SUSE Linux GmbH, GF: Felix Imendörffer, Jane Smithard, Graham Norton, HRB 21284 (AG Nürnberg)
--
On March 4, 2017 4:14:47 PM PST, Borislav Petkov <[email protected]> wrote:
>On Sat, Mar 04, 2017 at 03:55:27PM -0800, [email protected] wrote:
>> For newer processors, as determined by -mtune=, it is actually the
>> best option for an arbitrary copy.
>
>So his doesn't have ERMS - it is a SNB - so if for SNB REP_GOOD is
>the best option for memcpy, then we should probably build with
>-fno-builtin-memcpy unconditionally. Otherwise gcc apparently inserts
>its own memcpy variant.
>
>And this is probably wrong because we do the detection at boot time and
>not at build time.
>
>For example here it generates REP; MOVSL for the call in
>drivers/firmware/dmi_scan.c::dmi_scan_machine() which looks wrong to
>me.
>Length is 32 so it could just as well do REP; MOVSQ.
>
>IOW, we could do something like this:
>
>---
>diff --git a/arch/x86/Makefile b/arch/x86/Makefile
>index 2d449337a360..c1b68d147b8d 100644
>--- a/arch/x86/Makefile
>+++ b/arch/x86/Makefile
>@@ -142,10 +142,7 @@ ifdef CONFIG_X86_X32
> endif
> export CONFIG_X86_X32_ABI
>
>-# Don't unroll struct assignments with kmemcheck enabled
>-ifeq ($(CONFIG_KMEMCHECK),y)
>- KBUILD_CFLAGS += $(call cc-option,-fno-builtin-memcpy)
>-endif
>+KBUILD_CFLAGS += $(call cc-option,-fno-builtin-memcpy)
>
> # Stackpointer is addressed different for 32 bit and 64 bit x86
> sp-$(CONFIG_X86_32) := esp
What are the compilation flags? It may be that gcc still does TRT depending on this call site. I'd check what gcc6 or 7 generates, though.
--
Sent from my Android device with K-9 Mail. Please excuse my brevity.

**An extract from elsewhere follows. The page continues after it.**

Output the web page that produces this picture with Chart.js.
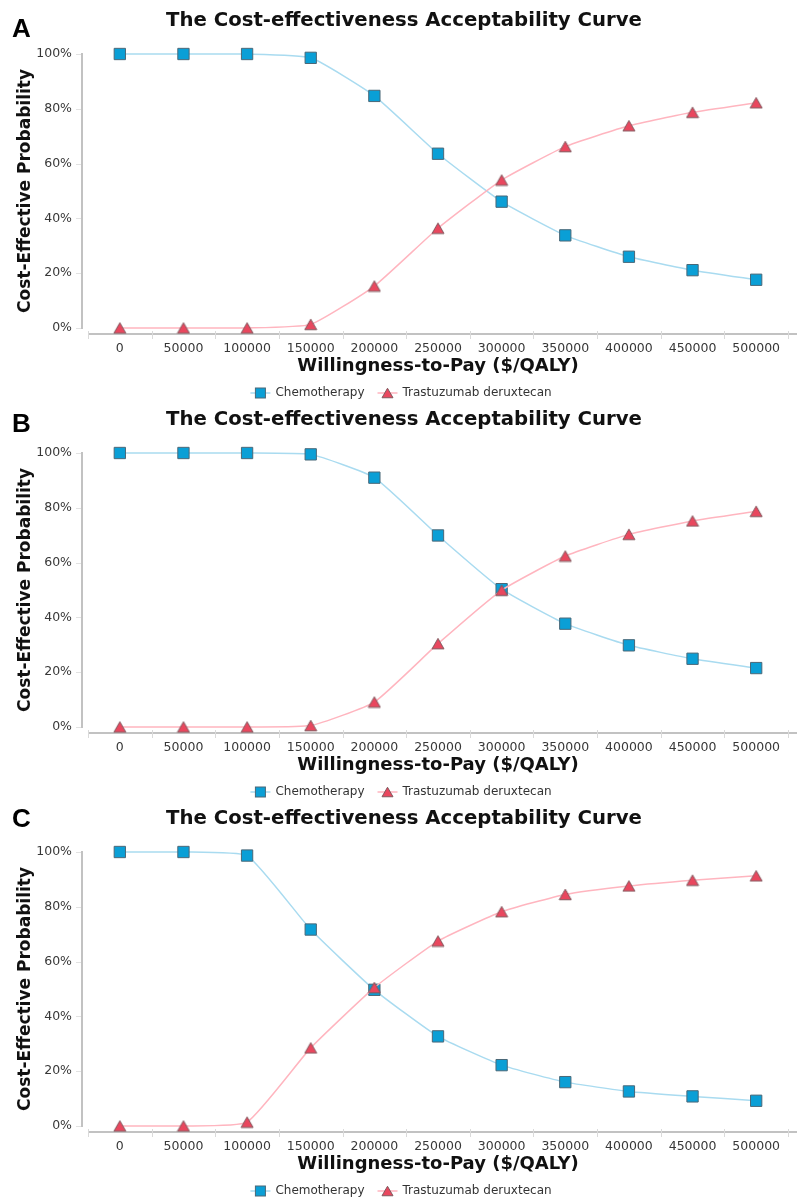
<!DOCTYPE html>
<html><head><meta charset="utf-8">
<script src="https://cdn.jsdelivr.net/npm/chart.js@4.4.0/dist/chart.umd.min.js"></script>
<style>
html,body{margin:0;padding:0;background:#fff;}
.panel{position:relative;width:797px;}
canvas{display:block;}
</style></head><body>
<div class="panel"><canvas id="cA" width="797" height="399"></canvas></div>
<div class="panel"><canvas id="cB" width="797" height="399"></canvas></div>
<div class="panel"><canvas id="cC" width="797" height="400"></canvas></div>
<script>
// ---- data ----
const wtpLabels = ['0','50000','100000','150000','200000','250000','300000','350000','400000','450000','500000'];
const yTickValues = [0, 20, 40, 60, 80, 100];
const seriesNames = ['Chemotherapy', 'Trastuzumab deruxtecan'];
const chemoA = [100, 100, 100, 98.6, 84.7, 63.6, 46.1, 33.8, 26.0, 21.1, 17.6];
const trastA = [0, 0, 0, 1.3, 15.3, 36.4, 54.0, 66.2, 73.8, 78.7, 82.2];
const chemoB = [100, 100, 100, 99.5, 91.0, 69.9, 50.3, 37.7, 29.8, 24.9, 21.5];
const trastB = [0, 0, 0, 0.5, 9.1, 30.4, 49.9, 62.4, 70.3, 75.2, 78.7];
const chemoC = [100, 100, 98.7, 71.7, 49.7, 32.7, 22.2, 16.0, 12.6, 10.8, 9.2];
const trastC = [0, 0, 1.4, 28.5, 50.5, 67.5, 78.2, 84.5, 87.6, 89.7, 91.3];
const panelLetters = ['A', 'B', 'C'];
const chartTitle = 'The Cost-effectiveness Acceptability Curve';
const xTitle = 'Willingness-to-Pay ($/QALY)';
const yTitle = 'Cost-Effective Probability';

// ---- styles ----
const FONT = "'DejaVu Sans', Verdana, sans-serif";
const CHEMO = {fill:'#0a9fd6', border:'#4a6878', line:'#a9dbf0'};
const TRAST = {fill:'#e9475e', border:'#80585e', line:'#ffb5bf'};
const letterBaselines = [37, 33, 29];

function drawSquare(ctx, x, y, s, st){
  ctx.fillStyle = st.fill; ctx.strokeStyle = st.border; ctx.lineWidth = 1;
  ctx.fillRect(x - s/2, y - s/2, s, s);
  ctx.strokeRect(x - s/2, y - s/2, s, s);
}
// triangle whose bounding box is centred on (x, y)
function drawTriBox(ctx, x, y, w, hgt, st){
  ctx.fillStyle = st.fill; ctx.strokeStyle = st.border; ctx.lineWidth = 1;
  ctx.beginPath();
  ctx.moveTo(x, y - hgt/2);
  ctx.lineTo(x + w/2, y + hgt/2);
  ctx.lineTo(x - w/2, y + hgt/2);
  ctx.closePath(); ctx.fill(); ctx.stroke();
}
function makeTriImage(){
  const c = document.createElement('canvas');
  c.width = 14; c.height = 13;
  drawTriBox(c.getContext('2d'), 7, 6.5, 12, 10.5, TRAST);
  return c;
}
const triImg = makeTriImage();

function decorPlugin(letter, letterBase){
  return {
    id: 'decor',
    beforeDatasetsDraw(chart){
      const ctx = chart.ctx, y = chart.scales.y, ca = chart.chartArea;
      ctx.save();
      const y0 = y.getPixelForValue(0), y100 = y.getPixelForValue(100);
      ctx.strokeStyle = '#c2c2c2'; ctx.lineWidth = 2;
      ctx.beginPath(); ctx.moveTo(ca.left - 6, y100 - 1); ctx.lineTo(ca.left - 6, y0 + 1); ctx.stroke();
      ctx.strokeStyle = '#e2e2e2'; ctx.lineWidth = 1;
      yTickValues.forEach(v => {
        const p = Math.round(y.getPixelForValue(v)) + 0.5;
        ctx.beginPath(); ctx.moveTo(ca.left - 12, p); ctx.lineTo(ca.left - 7, p); ctx.stroke();
      });
      ctx.strokeStyle = '#c2c2c2'; ctx.lineWidth = 2;
      ctx.beginPath(); ctx.moveTo(ca.left, ca.bottom); ctx.lineTo(chart.width, ca.bottom); ctx.stroke();
      const n = wtpLabels.length, step = (ca.right - ca.left) / n;
      ctx.strokeStyle = '#dadada'; ctx.lineWidth = 1;
      for (let i = 0; i <= n; i++){
        const p = Math.round(ca.left + i*step) + 0.5;
        ctx.beginPath(); ctx.moveTo(p, ca.bottom - 3); ctx.lineTo(p, ca.bottom + 5); ctx.stroke();
      }
      ctx.restore();
    },
    afterDraw(chart){
      const ctx = chart.ctx, ca = chart.chartArea, y = chart.scales.y;
      ctx.save();
      ctx.fillStyle = '#000';
      ctx.font = "bold 26px 'Liberation Sans', Arial, sans-serif";
      ctx.textAlign = 'left'; ctx.textBaseline = 'alphabetic';
      ctx.fillText(letter, 12, letterBase);
      ctx.font = 'bold 19.7px ' + FONT;
      ctx.textAlign = 'center'; ctx.textBaseline = 'middle';
      ctx.fillStyle = '#111';
      ctx.fillText(chartTitle, 404, 21);
      ctx.font = 'bold 18px ' + FONT;
      ctx.fillText(xTitle, (ca.left + ca.right)/2, ca.bottom + 32);
      const yc = (y.getPixelForValue(0) + y.getPixelForValue(100)) / 2;
      ctx.save();
      ctx.font = 'bold 17px ' + FONT;
      ctx.translate(26, yc); ctx.rotate(-Math.PI/2);
      ctx.fillText(yTitle, 0, 0);
      ctx.restore();
      ctx.font = '12px ' + FONT;
      ctx.textAlign = 'left';
      const segW = 20, gapT = 5, gapI = 13;
      const w1 = ctx.measureText(seriesNames[0]).width, w2 = ctx.measureText(seriesNames[1]).width;
      const total = segW + gapT + w1 + gapI + segW + gapT + w2;
      let lx = 401 - total/2;
      const ly = ca.bottom + 59;
      const items = [[seriesNames[0], CHEMO, 'sq', w1], [seriesNames[1], TRAST, 'tri', w2]];
      items.forEach(([name, st, shape, w]) => {
        ctx.strokeStyle = st.line; ctx.lineWidth = 1.5;
        ctx.beginPath(); ctx.moveTo(lx, ly); ctx.lineTo(lx + segW, ly); ctx.stroke();
        if (shape === 'sq') drawSquare(ctx, lx + segW/2, ly, 10, st);
        else drawTriBox(ctx, lx + segW/2, ly, 11, 9.5, st);
        ctx.fillStyle = '#333';
        ctx.fillText(name, lx + segW + gapT, ly);
        lx += segW + gapT + w + gapI;
      });
      ctx.restore();
    }
  };
}

function makeChart(id, chemo, trast, letter, letterBase){
  const canvas = document.getElementById(id);
  const h = canvas.height;
  return new Chart(canvas, {
    type: 'line',
    data: {
      labels: wtpLabels,
      datasets: [
        { label: seriesNames[0], data: chemo, order: 1, clip: false,
          borderColor: CHEMO.line, borderWidth: 1.5, tension: 0.15,
          pointStyle: 'rect', pointRadius: 8, pointBackgroundColor: CHEMO.fill,
          pointBorderColor: CHEMO.border, pointBorderWidth: 1, fill: false },
        { label: seriesNames[1], data: trast, order: 0, clip: false,
          borderColor: TRAST.line, borderWidth: 1.5, tension: 0.15,
          pointStyle: triImg, pointRadius: 7, pointBackgroundColor: TRAST.fill,
          pointBorderColor: TRAST.border, pointBorderWidth: 1, fill: false }
      ]
    },
    options: {
      responsive: false, animation: false,
      layout: { padding: { top: 54, right: 2, left: 0, bottom: 0 } },
      plugins: { legend: { display: false }, tooltip: { enabled: false }, title: { display: false } },
      scales: {
        x: {
          type: 'category', offset: true,
          grid: { display: false, drawTicks: false }, border: { display: false },
          ticks: { color: '#383838', font: { family: FONT, size: 12.5 }, padding: 7, maxRotation: 0, autoSkip: false },
          afterFit(s){ s.height = h - 334; }
        },
        y: {
          min: -2.2, max: 100,
          grid: { display: false, drawTicks: false }, border: { display: false },
          ticks: { color: '#383838', font: { family: FONT, size: 12.5 }, padding: 16,
                   callback: v => v + '%' },
          afterBuildTicks(s){ s.ticks = yTickValues.map(v => ({ value: v })); },
          afterFit(s){ s.width = 88; }
        }
      }
    },
    plugins: [decorPlugin(letter, letterBase)]
  });
}

makeChart('cA', chemoA, trastA, panelLetters[0], letterBaselines[0]);
makeChart('cB', chemoB, trastB, panelLetters[1], letterBaselines[1]);
makeChart('cC', chemoC, trastC, panelLetters[2], letterBaselines[2]);
</script>
</body></html>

On Sat, Mar 04, 2017 at 04:23:17PM -0800, [email protected] wrote:
> What are the compilation flags? It may be that gcc still does TRT
> depending on this call site. I'd check what gcc6 or 7 generates,
> though.
Well, I don't think that matters: if you're building a kernel on one
machine to boot on another machine, the compiler can't know at build
time what the best MOVS* variant would be for the target machine. That's
why we're doing the alternatives patching at *boot* time.
However, if the size is small enough, the CALL/patch overhead would be
definitely too much.
Hmm, I wish we were able to say, "let gcc decide for small sizes and let
us do the patching for larger ones."
--
Regards/Gruss,
Boris.
SUSE Linux GmbH, GF: Felix Imendörffer, Jane Smithard, Graham Norton, HRB 21284 (AG Nürnberg)
--
On March 4, 2017 4:33:49 PM PST, Borislav Petkov <[email protected]> wrote:
>On Sat, Mar 04, 2017 at 04:23:17PM -0800, [email protected] wrote:
>> What are the compilation flags? It may be that gcc still does TRT
>> depending on this call site. I'd check what gcc6 or 7 generates,
>> though.
>
>Well, I don't think that matters: if you're building a kernel on one
>machine to boot on another machine, the compiler can't know at build
>time what the best MOVS* variant would be for the target machine.
>That's
>why we're doing the alternatives patching at *boot* time.
>
>However, if the size is small enough, the CALL/patch overhead would be
>definitely too much.
>
>Hmm, I wish we were able to say, "let gcc decide for small sizes and
>let
>us do the patching for larger ones."
That's what the -march= and -mtune= option do!
--
Sent from my Android device with K-9 Mail. Please excuse my brevity.
Hey,
On 04/03/17 05:33 PM, Borislav Petkov wrote:
> On Sat, Mar 04, 2017 at 04:23:17PM -0800, [email protected] wrote:
>> What are the compilation flags? It may be that gcc still does TRT
>> depending on this call site. I'd check what gcc6 or 7 generates,
>> though.
> Hmm, I wish we were able to say, "let gcc decide for small sizes and let
> us do the patching for larger ones."
So, I've found that my kernel config had the OPTIMIZE_FOR_SIZE selected
instead of OPTIMIZE_FOR_PERFORMANCE. I'm not sure why that is but
switching to the latter option fixes my problem. A memcpy call is used
instead of the poor inline solution. (I'm not really sure how the inline
solution even makes any sense as it almost certainly makes things larger
in the grand scheme of things.)
It still might make sense to apply your patch asking gcc to never use
the broken memcpy but I'll leave that in your capable hands to decide.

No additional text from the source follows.